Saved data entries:
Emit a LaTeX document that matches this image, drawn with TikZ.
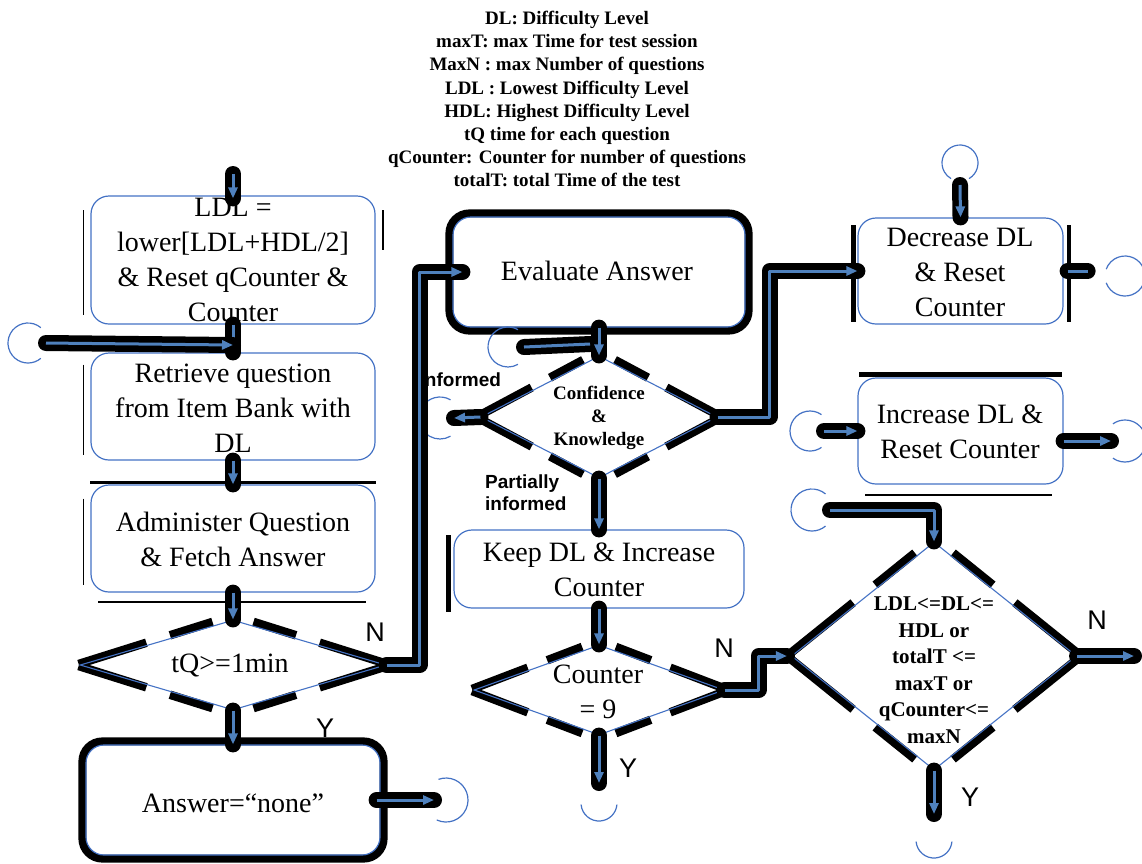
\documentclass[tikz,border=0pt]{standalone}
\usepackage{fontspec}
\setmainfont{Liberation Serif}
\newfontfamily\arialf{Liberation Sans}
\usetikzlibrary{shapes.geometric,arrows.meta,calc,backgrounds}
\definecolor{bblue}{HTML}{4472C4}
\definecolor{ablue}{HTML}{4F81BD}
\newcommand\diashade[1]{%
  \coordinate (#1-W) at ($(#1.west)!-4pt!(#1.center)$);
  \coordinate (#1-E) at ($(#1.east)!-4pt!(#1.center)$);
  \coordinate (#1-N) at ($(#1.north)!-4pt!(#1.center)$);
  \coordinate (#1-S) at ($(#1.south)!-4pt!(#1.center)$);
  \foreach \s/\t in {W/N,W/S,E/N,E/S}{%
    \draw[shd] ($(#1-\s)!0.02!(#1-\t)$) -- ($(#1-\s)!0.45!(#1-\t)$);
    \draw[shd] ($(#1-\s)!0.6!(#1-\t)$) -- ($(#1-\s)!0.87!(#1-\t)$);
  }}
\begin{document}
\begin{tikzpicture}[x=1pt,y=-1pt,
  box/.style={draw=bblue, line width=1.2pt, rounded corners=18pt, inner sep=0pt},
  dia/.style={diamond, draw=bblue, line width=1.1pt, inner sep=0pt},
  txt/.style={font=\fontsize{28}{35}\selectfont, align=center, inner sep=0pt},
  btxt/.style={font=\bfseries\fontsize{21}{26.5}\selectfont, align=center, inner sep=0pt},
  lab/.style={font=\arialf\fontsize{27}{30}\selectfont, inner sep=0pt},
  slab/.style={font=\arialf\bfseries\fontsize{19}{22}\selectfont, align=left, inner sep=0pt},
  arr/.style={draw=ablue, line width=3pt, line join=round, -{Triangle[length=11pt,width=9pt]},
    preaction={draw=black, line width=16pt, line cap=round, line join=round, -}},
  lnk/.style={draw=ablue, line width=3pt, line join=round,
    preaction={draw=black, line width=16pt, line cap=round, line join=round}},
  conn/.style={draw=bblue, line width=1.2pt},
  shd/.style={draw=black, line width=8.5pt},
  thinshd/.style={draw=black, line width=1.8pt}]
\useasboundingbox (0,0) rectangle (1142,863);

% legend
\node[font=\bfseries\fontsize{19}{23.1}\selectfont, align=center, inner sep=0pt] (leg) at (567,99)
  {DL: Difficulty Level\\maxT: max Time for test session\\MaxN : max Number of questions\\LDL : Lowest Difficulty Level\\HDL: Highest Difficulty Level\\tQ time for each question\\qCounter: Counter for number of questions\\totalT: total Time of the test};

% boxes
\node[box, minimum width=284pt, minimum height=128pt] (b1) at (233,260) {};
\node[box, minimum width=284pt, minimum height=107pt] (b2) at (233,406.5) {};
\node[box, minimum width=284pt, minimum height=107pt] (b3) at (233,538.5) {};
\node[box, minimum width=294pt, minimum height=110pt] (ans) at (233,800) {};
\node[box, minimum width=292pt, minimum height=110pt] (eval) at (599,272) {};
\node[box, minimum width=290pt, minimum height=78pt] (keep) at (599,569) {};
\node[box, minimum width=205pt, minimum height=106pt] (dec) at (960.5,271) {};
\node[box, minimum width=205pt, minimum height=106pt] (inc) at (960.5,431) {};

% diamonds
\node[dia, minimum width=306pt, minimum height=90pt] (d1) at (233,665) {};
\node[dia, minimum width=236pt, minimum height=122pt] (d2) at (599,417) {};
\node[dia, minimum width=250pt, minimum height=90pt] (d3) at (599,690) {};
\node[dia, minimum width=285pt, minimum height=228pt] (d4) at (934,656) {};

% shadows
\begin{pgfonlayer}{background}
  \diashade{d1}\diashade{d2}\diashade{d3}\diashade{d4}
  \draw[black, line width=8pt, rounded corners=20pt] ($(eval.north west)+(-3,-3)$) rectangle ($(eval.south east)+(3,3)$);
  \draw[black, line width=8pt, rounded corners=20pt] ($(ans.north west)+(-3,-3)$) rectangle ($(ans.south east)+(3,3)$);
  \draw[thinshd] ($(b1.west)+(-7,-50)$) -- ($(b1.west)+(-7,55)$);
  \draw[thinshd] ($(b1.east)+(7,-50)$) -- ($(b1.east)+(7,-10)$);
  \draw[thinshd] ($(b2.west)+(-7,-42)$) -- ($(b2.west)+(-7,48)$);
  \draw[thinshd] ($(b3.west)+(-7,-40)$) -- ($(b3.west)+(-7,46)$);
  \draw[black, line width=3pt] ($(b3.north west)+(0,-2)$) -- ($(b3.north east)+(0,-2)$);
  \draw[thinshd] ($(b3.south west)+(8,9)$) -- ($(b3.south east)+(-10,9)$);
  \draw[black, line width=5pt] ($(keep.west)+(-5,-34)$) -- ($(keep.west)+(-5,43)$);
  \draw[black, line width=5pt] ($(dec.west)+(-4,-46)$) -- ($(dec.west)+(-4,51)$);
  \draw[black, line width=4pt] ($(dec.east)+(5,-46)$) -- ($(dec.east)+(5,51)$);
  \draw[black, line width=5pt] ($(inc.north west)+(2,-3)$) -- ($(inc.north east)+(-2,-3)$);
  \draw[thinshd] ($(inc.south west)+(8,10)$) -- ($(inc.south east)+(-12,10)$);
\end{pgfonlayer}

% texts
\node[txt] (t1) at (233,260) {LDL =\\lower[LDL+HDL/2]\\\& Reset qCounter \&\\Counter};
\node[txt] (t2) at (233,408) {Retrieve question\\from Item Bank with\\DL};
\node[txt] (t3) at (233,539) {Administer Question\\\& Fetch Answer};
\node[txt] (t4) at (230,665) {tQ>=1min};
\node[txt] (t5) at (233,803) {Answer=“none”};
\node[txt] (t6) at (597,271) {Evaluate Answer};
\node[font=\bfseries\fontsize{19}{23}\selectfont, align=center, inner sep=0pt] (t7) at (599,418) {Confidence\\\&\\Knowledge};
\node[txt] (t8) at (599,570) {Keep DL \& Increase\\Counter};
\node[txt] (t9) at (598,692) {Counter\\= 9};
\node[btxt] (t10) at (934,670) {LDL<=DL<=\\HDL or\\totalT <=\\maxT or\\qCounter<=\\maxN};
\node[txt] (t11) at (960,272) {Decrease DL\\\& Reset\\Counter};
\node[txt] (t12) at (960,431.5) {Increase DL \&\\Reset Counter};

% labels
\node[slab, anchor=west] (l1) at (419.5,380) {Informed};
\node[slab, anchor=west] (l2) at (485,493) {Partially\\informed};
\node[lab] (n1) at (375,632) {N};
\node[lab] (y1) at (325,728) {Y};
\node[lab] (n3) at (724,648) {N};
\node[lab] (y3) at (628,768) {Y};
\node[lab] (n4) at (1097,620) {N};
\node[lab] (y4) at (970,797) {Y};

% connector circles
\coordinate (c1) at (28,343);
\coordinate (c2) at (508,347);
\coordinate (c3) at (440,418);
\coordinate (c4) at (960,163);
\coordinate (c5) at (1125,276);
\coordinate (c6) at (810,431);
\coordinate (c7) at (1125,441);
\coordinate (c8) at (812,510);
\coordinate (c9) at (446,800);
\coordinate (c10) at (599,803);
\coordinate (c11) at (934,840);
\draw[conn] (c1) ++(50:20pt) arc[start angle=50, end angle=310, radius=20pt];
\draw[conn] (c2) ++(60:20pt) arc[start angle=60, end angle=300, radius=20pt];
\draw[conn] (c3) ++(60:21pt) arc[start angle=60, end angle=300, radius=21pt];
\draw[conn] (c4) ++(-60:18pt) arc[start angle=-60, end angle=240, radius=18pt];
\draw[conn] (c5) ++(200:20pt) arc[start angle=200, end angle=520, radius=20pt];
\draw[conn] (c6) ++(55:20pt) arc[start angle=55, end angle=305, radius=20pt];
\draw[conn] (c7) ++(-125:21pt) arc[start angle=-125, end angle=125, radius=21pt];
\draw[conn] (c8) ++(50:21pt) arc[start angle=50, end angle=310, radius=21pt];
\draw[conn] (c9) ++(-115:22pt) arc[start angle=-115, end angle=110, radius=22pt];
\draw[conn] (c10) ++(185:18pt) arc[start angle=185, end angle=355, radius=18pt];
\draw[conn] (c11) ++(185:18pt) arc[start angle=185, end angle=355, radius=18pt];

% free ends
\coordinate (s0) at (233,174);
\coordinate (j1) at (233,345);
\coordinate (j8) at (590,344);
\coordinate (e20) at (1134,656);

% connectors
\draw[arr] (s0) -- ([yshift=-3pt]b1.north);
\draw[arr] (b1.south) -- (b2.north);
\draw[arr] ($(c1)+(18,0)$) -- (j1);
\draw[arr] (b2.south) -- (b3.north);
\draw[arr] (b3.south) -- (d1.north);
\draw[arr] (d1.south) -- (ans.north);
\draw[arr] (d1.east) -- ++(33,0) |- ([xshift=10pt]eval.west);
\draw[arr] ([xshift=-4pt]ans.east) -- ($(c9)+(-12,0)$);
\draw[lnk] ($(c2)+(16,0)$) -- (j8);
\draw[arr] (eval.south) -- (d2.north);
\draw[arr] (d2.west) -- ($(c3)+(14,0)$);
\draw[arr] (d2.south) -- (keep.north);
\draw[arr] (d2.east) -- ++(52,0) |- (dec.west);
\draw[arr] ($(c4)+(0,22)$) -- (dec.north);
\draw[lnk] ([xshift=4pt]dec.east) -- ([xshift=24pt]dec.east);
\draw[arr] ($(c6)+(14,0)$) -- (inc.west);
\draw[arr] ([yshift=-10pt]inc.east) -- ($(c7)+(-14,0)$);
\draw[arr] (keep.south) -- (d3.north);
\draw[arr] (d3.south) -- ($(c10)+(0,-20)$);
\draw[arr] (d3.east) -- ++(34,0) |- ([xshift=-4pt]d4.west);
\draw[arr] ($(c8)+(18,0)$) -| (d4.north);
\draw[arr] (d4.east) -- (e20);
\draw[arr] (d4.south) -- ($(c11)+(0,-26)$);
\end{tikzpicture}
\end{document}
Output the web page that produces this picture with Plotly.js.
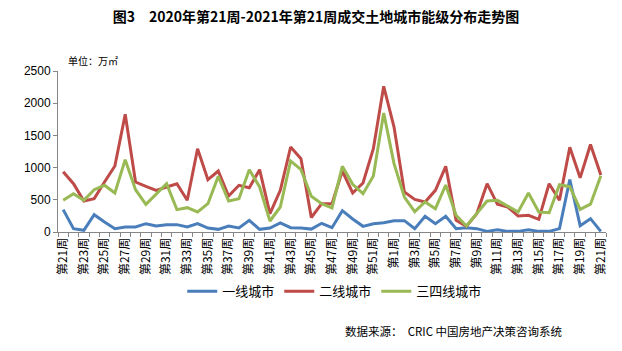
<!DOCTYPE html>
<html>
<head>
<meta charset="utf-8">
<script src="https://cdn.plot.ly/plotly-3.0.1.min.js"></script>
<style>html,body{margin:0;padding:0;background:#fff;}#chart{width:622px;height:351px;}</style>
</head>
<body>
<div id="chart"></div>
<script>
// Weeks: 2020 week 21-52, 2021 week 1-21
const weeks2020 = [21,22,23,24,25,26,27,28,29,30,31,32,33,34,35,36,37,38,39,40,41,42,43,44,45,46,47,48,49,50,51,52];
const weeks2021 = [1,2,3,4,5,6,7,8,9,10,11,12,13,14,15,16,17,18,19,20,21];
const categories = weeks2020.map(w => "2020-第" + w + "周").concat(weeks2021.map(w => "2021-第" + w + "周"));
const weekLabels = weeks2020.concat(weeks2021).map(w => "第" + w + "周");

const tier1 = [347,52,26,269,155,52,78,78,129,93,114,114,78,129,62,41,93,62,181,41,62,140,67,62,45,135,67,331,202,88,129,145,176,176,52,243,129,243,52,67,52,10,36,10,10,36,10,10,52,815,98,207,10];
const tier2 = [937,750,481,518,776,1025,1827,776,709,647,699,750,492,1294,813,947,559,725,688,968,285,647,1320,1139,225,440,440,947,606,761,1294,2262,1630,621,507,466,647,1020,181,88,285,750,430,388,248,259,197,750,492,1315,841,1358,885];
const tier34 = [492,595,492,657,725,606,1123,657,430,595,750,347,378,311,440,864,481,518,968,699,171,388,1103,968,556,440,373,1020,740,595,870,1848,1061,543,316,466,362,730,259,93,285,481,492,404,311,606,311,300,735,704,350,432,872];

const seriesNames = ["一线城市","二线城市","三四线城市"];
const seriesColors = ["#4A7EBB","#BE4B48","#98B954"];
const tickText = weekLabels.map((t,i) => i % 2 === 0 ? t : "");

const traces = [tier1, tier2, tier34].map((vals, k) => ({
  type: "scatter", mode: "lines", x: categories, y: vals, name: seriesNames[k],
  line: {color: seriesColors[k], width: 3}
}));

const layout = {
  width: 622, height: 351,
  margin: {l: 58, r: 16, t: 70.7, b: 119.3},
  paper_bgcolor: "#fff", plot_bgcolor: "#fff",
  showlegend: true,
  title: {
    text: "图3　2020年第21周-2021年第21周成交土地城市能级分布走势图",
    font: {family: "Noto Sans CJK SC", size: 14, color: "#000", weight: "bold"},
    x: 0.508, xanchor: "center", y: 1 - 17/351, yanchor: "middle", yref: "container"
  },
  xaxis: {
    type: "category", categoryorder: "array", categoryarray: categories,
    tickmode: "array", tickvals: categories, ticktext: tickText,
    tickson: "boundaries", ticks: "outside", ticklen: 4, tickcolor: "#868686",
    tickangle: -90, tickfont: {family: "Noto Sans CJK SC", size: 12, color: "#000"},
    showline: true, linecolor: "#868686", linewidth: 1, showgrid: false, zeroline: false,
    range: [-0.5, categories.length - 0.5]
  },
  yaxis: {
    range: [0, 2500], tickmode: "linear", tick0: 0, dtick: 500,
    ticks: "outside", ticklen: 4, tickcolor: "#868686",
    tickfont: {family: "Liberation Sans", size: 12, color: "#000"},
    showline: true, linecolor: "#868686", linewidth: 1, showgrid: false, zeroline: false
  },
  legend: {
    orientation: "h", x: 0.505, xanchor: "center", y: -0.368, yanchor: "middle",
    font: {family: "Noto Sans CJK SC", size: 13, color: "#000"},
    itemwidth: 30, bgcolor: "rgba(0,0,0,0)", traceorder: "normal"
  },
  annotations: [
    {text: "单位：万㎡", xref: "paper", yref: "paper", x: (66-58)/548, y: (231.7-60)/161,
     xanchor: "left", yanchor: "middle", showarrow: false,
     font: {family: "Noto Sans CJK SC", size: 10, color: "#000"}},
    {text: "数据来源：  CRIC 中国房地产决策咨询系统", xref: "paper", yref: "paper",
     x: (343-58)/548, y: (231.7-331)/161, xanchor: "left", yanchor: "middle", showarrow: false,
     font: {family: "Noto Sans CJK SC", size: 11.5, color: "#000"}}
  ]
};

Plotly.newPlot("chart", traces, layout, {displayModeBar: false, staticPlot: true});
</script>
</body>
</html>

* _PROBLEM DESCRIPTION_
Return exactly the lines from the one with "Output the web" to the one with "const weekLabels = weeks2020.concat(weeks2021).map(w", both ends kept, and only those. Images are left out.

* _REPLY TO THE EXERCISE_
Output the web page that produces this picture with Plotly.js.
<!DOCTYPE html>
<html>
<head>
<meta charset="utf-8">
<script src="https://cdn.plot.ly/plotly-3.0.1.min.js"></script>
<style>html,body{margin:0;padding:0;background:#fff;}#chart{width:622px;height:351px;}</style>
</head>
<body>
<div id="chart"></div>
<script>
// Weeks: 2020 week 21-52, 2021 week 1-21
const weeks2020 = [21,22,23,24,25,26,27,28,29,30,31,32,33,34,35,36,37,38,39,40,41,42,43,44,45,46,47,48,49,50,51,52];
const weeks2021 = [1,2,3,4,5,6,7,8,9,10,11,12,13,14,15,16,17,18,19,20,21];
const categories = weeks2020.map(w => "2020-第" + w + "周").concat(weeks2021.map(w => "2021-第" + w + "周"));
const weekLabels = weeks2020.concat(weeks2021).map(w => "第" + w + "周");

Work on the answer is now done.